Here's what I've learned, after thirty years working with children: the gifts that last aren't the ones that do the most. They're the ones that mean the most. And meaning, for a child, comes from one place above all others.
Being seen.
Why most children's gifts don't stick
Toys are designed to be universally appealing. That's the business model. The more children a toy can be marketed to, the more units shift. Which means every toy your child receives has been engineered to be attractive to every child — and therefore perfectly tailored to none of them.
This isn't a criticism of toys. It's just the economics of mass production applied to childhood.
The result is that most gifts arrive as objects. Potentially fun objects, occasionally brilliant objects, but objects nonetheless. They don't say anything about the child who receives them. They don't reflect anything back. They're things in a world already full of things.
Compare that to the feeling of receiving something that could only ever have been for you.
What "made for them" actually feels like
I want to be precise about this, because it's easy to confuse personalised with customised.
Customised is putting their name on something. A mug. A keyring. A generic storybook where the protagonist has been renamed via mail merge. Children see through this immediately — they know the difference between a thing made for anyone with their name added, and a thing made for them.
Truly personalised means the whole thing has been built around who they actually are. Their face. Their personality. Their world — the friends they love, the places they know, the things that matter to them right now, at this age, in this chapter of their life.
That specificity is what creates the reaction you're looking for. Not polite appreciation. Not the dutiful hug. The genuine, wide-eyed, this is actually about me moment that you remember giving long after you've forgotten everything else you bought that year.

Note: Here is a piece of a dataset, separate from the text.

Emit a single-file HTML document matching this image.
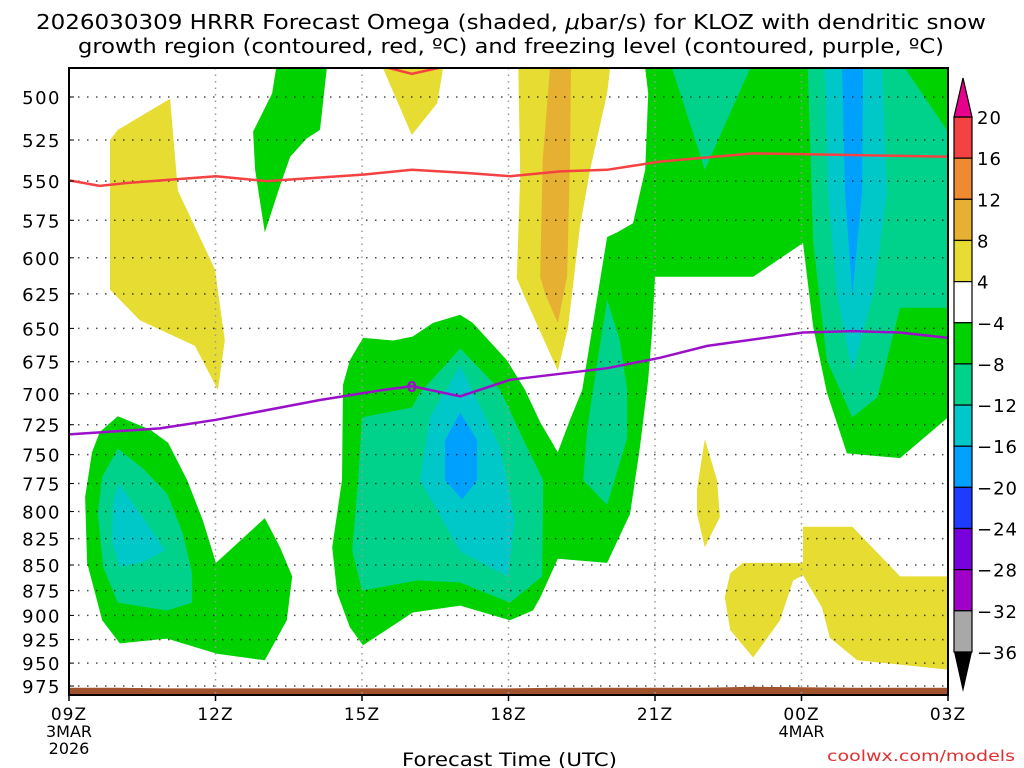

The gifts children remember
Ask any adult about a childhood gift that stuck with them and you'll notice a pattern. It's almost never the most expensive thing. It's rarely the most technically impressive.
It's the thing that said: I know you. I thought about you specifically. You are worth that kind of attention.
A handmade anything, if it's genuinely made with the child in mind. A letter from a grandparent that actually talks to them as a person. A book with their name in it — not stamped on, but woven through, part of the story itself.
These things survive the toy cull. They end up on shelves rather than in bin bags. They get taken out and looked at years later. Some of them get passed on.
What to actually look for
If you're buying a personalised book — and I obviously think you should — the quality of the personalisation is everything. Here's what separates the ones worth giving from the ones that disappoint:
It should look like them. Not a generic cartoon child with a name badge. A character built from their actual appearance — hair, eyes, the details that make them recognisably, unmistakably that specific child.
It should include their world. Their best friend's name. Their pet. Their favourite thing. The more specific, the better. Generic warmth is fine. Specific warmth is unforgettable.
It should be a real story. Not a vehicle for the personalisation — a proper narrative with a beginning, middle, and end, where the child is the protagonist in a meaningful sense. Children know the difference between being in a story and being named in one.
It should be beautiful enough to keep. This is a gift that should survive. The production quality matters — not as a luxury, but as a signal that the person receiving it is worth quality.
A note on timing
The best time to give a personalised book isn't Christmas or a birthday, necessarily. Those are fine. But the most meaningful moment is often more specific: when a child is going through something. Starting school. Moving house. Welcoming a new sibling. Navigating a fear.
A story that speaks directly to where they are right now — that puts them at the centre of exactly the kind of adventure they need — is not just a gift. It's a resource. Something to return to. Something that says, at the exact moment they need to hear it: you are the main character in this. You can do this. This story is yours.
The child who has everything doesn't need another thing.
They need something that sees them.
Give them that, and you'll be the one they remember.